Family violence on rise in NZ in aftermath of Cyclone Gabrielle

Reports of looting in New Zealand regions affected by Cyclone Gabrielle are overblown, police say, but family violence is spiking.

At least 11 people have died as a result of the country’s biggest storm in decades, with widespread damage to infrastructure, property and business.

In the absence of reliable power and communications, many feared an increase in gang activity or opportunistic crimes.

However, Police Commissioner Andy Coster said data showed reports of dishonesty offences had decreased.

Police made 60 arrests in the past six days in the eastern district, which comprises the Hawke’s Bay and Gisborne-Tairawhiti regions.

“Dishonesty offending, at least on the numbers available to us, is less than its normal level,” Mr Coster told Radio NZ.

“We must acknowledge this kind of behaviour.

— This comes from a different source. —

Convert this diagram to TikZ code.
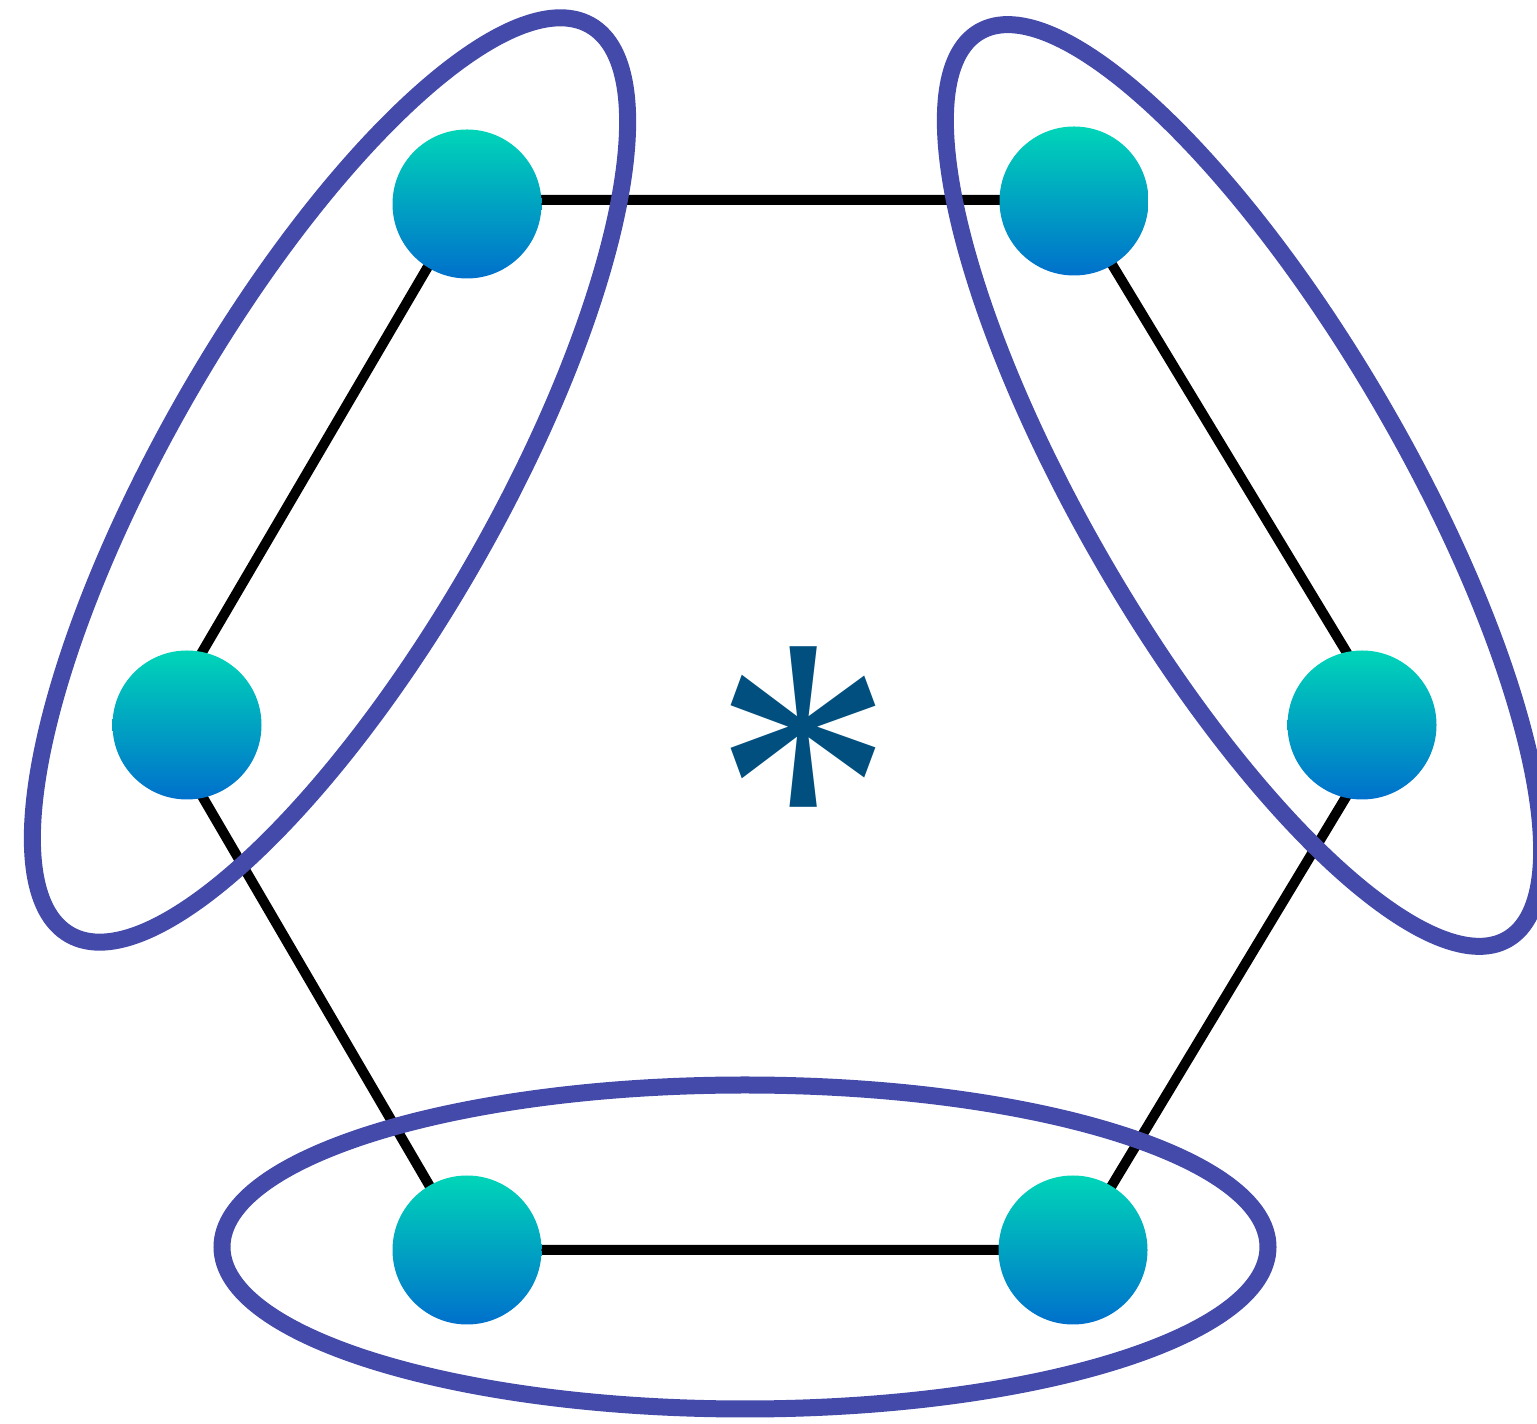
\documentclass[tikz,border=0pt]{standalone}
\usepackage{fontspec}
\newfontfamily\starfont{Liberation Serif}
\definecolor{nodetop}{RGB}{0,213,184}
\definecolor{nodebot}{RGB}{0,112,204}
\definecolor{ringblue}{RGB}{68,74,170}
\definecolor{starblue}{RGB}{0,79,127}
\tikzset{
  vertex/.style={circle, minimum size=149pt, inner sep=0pt, top color=nodetop, bottom color=nodebot, draw=none},
  edge/.style={line width=10pt, black},
  ring/.style={line width=17pt, ringblue},
}
\begin{document}
\begin{tikzpicture}[x=1pt,y=1pt]
\useasboundingbox (0,0) rectangle (1537,1424);
% hexagon corners
\coordinate (hTL) at (467,1224);
\coordinate (hTR) at (1073,1224);
\coordinate (hR) at (1390,700);
\coordinate (hBR) at (1073,174);
\coordinate (hBL) at (467,174);
\coordinate (hL) at (160,700);
\draw[edge] (hTL) -- (hTR) -- (hR) -- (hBR) -- (hBL) -- (hL) -- cycle;
% vertices
\node[vertex] (TL) at (467,1220) {};
\node[vertex] (TR) at (1074,1223) {};
\node[vertex] (L) at (187,699) {};
\node[vertex] (R) at (1362,699) {};
\node[vertex] (BL) at (467,174) {};
\node[vertex] (BR) at (1073,174) {};
% asterisk
\node[anchor=north, inner sep=0pt, xscale=0.82, transform shape, text=starblue, font=\starfont\fontsize{438}{438}\selectfont] (star) at (803.5,777) {*};
% groups
\draw[ring, rotate around={60.2:(330,944)}] (330,944) ellipse [x radius=524, y radius=166];
\draw[ring, rotate around={-59.8:(1243.5,938.5)}] (1243.5,938.5) ellipse [x radius=525, y radius=160];
\draw[ring] (745,177) ellipse [x radius=523, y radius=162];
\end{tikzpicture}
\end{document}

Preying on communities that are utterly devastated is completely unacceptable.

“What we’re actually seeing is an increase in family harm reporting.”

Mr Coster said the rise in family violence, which he estimated as a 60 per cent leap, was not surprising given the challenges facing families in the region.

“We can understand the pressure that is on the communities that are affected here,” he said.

“No doubt that’s playing out in a range of ways in terms of tension between people at supermarkets, petrol stations but also in homes.

“People are under pressure.”

NZ news outlet Newsroom said staff employed to enforce temporary road closures had been abused by frustrated locals seeking to travel on unsafe roads.

In one instance, a sawn-off shotgun was pointed at workers.

“It’s been full-on … we’re the guys who have to try to wheedle out who’s telling the truth, who’s lying,” East Coast Traffic boss Ryan Lawson said.

“It was a very, very scary moment and that crew just had to up and leave.”

Napier MP Stuart Nash delivered a direct message to any gang members looking to cause distress.

“Get your bloody patches off, go and get a whole lot of wheelbarrows and shovels and start helping people instead of adding to already super-high levels of stress,” he told news outlet Newshub.

Police have sent an additional 120 officers to the eastern district in the past week to maintain a visible presence and assist with the emergency response.

The response to crime has become a hot political topic, with right-leaning parties National, NZ First and ACT all imploring the government to allow the defence force to work alongside police.

Both Mr Coster and Prime Minister Chris Hipkins said the situation didn’t warrant it.

“We’re in control of the situation on the ground,” Mr Coster said.

Mr Hipkins said there were no specific initiatives responding to booming family harm.

“The police will continue to follow up as they do and so will all of the relevant social support agencies,” he said.

Another 100 police have been tasked with “working the phones” to investigate the thousands of reports of uncontactable people.

Mr Hipkins said of 6517 reports of missing people, 4260 had been confirmed safe.

Mr Coster, who expects the death toll to increase further, said police had “a lot of volunteer help” to visit addresses when phone inquiries failed to find missing people.

Authorities continue to make promising progress on getting electricity turned on, mobile phone towers working and improving drinking water.

About 70 per cent of the hardest-hit city, Napier, has power restored.

On Monday, Mr Hipkins announced the national state of emergency had been extended for another week.

He also created a new post-cyclone recovery minister  for finance minister Grant Robertson, and announced $NZ300 million ($272 million) in spending to fix roads and support affected businesses and workers.